Further strengthening and expanding dialogue and cooperation with our African partners remains an important goal for this Federal Government – not despite, but precisely because of, the Russian war of aggression against Ukraine. Because it has repercussions far beyond Europe. Germany is broadly engaged in both Tanzania and South Sudan as a partner for security, democracy-building and development.
We want to continue to support South Sudan in implementing the 2018 peace agreement. During my talks, I will be voicing our expectation that the process of transition be completed rapidly. German engagement remains necessary particularly in view of the difficult humanitarian conditions and the human rights situation in the country.
We have maintained close cooperation with Tanzania for sixty years already. We want to build on this foundation and together tackle major issues defining the future. However, a true partnership also includes an acknowledgement of our historical responsibility and a reckoning with the crimes committed by Germans during the colonial era. To this end, we will take further concrete steps with the National Museum of Tanzania as part of our museum cooperation.

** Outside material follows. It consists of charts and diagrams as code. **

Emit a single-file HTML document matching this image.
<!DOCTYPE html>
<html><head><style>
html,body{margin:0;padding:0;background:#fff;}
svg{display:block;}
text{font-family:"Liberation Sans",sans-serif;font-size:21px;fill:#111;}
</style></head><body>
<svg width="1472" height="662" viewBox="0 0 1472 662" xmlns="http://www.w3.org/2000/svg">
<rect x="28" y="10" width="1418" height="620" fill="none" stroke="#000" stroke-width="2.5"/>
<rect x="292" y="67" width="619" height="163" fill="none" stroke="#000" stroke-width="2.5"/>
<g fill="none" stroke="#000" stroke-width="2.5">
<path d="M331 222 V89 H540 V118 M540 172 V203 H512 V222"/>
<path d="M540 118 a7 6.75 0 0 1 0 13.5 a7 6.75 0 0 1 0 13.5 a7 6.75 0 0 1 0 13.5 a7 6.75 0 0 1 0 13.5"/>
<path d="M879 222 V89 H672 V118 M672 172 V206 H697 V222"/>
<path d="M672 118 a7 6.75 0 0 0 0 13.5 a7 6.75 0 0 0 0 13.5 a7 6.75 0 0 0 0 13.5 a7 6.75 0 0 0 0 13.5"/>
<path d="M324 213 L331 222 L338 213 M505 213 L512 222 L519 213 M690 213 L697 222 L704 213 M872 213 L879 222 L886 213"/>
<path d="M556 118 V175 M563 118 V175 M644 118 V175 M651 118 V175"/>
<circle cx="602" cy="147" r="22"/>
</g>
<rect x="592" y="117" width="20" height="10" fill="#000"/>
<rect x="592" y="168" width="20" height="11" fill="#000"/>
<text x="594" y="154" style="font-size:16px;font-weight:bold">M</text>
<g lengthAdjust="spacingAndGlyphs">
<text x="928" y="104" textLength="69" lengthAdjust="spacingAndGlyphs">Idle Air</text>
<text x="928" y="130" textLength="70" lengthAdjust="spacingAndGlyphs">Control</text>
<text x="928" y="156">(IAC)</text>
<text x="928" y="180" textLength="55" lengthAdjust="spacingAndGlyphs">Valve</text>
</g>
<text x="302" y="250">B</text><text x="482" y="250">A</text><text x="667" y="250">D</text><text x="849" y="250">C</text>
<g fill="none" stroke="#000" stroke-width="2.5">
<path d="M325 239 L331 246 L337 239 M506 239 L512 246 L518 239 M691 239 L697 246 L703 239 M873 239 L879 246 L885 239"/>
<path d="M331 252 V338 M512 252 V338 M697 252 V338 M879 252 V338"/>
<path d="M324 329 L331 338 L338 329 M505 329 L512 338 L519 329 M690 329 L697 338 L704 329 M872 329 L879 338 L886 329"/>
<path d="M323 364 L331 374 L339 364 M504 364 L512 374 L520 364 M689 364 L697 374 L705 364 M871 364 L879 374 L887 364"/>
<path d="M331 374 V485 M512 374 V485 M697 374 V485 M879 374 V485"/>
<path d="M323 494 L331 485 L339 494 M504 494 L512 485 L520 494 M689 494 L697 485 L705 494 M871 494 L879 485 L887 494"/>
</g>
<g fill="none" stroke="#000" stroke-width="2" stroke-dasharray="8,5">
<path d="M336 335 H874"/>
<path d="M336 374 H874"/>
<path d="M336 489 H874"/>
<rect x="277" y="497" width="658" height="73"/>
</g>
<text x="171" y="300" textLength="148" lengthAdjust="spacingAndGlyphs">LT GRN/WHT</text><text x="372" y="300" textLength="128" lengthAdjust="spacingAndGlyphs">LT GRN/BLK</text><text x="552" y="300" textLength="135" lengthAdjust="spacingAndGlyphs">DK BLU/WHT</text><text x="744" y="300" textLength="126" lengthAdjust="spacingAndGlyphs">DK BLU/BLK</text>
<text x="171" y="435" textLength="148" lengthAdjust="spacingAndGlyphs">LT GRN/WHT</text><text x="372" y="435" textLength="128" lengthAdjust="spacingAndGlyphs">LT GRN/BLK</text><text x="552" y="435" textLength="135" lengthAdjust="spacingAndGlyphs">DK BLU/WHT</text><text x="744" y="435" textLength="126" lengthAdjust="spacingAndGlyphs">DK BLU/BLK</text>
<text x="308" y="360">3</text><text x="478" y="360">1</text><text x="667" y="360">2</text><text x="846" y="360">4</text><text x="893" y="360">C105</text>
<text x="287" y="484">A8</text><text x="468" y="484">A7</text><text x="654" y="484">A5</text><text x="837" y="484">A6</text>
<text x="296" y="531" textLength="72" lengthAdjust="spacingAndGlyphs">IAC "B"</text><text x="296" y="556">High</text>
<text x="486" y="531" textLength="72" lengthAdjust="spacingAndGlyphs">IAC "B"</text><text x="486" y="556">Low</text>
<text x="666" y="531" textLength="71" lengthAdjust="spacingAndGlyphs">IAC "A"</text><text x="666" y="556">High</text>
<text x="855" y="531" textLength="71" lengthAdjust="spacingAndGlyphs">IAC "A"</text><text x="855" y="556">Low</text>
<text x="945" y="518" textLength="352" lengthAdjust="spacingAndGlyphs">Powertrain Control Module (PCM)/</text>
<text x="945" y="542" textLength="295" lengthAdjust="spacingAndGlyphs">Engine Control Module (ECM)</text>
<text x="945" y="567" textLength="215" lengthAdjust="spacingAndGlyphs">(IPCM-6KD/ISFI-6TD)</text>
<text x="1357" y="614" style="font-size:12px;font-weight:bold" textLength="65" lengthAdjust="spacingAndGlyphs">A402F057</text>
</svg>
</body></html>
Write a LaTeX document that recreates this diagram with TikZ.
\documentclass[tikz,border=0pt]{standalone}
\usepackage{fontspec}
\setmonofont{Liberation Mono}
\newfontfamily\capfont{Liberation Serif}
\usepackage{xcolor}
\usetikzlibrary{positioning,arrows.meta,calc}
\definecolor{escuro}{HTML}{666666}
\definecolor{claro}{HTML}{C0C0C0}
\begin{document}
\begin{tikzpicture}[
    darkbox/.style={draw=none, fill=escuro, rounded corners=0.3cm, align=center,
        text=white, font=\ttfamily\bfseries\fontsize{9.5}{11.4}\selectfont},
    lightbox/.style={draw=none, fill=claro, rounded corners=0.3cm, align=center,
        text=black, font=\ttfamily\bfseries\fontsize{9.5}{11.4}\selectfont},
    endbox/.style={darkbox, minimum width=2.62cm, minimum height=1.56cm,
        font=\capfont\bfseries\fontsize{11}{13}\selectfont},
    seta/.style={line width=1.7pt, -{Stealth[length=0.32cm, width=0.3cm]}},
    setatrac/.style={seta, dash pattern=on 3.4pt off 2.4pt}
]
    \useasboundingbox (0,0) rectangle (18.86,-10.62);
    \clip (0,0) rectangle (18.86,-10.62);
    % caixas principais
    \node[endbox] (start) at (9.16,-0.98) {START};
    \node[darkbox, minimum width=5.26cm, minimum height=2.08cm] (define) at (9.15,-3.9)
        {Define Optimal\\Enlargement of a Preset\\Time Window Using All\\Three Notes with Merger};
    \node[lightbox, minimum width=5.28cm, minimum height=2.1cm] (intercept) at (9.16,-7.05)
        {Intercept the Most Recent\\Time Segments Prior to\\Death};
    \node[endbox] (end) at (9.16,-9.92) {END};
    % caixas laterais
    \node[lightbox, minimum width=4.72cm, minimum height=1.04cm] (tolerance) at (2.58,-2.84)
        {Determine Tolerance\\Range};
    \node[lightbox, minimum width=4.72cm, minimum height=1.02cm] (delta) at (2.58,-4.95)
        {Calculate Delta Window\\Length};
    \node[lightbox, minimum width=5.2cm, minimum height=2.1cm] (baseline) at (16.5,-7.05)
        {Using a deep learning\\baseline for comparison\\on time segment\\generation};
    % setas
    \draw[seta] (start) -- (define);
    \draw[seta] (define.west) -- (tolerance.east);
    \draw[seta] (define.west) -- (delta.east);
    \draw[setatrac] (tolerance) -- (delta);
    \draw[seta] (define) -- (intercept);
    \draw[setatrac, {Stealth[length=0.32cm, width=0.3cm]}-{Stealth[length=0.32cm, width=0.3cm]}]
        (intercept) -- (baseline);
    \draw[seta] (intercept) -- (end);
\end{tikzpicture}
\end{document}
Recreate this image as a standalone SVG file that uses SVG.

The Minister of State at the Federal Foreign Office, Katja Keul, is visiting Tanzania and South Sudan from 9 to 14 April. Political talks with high-level government members as well as opposition and civil-society representatives are planned in both countries. In Dar es Salaam, the focus will be on strengthening bilateral relations, as well as on democracy and human rights and regional security issues. Another priority will be to tackle the German colonial history. In Juba, talks will concentrate on the implementation of the peace process and the human rights situation, particularly the protection of women and girls against conflict-related sexual violence. In this context, the Minister of State will be meeting the Head of the United Nations Mission in South Sudan (UNMISS), members of the German contingent, and others.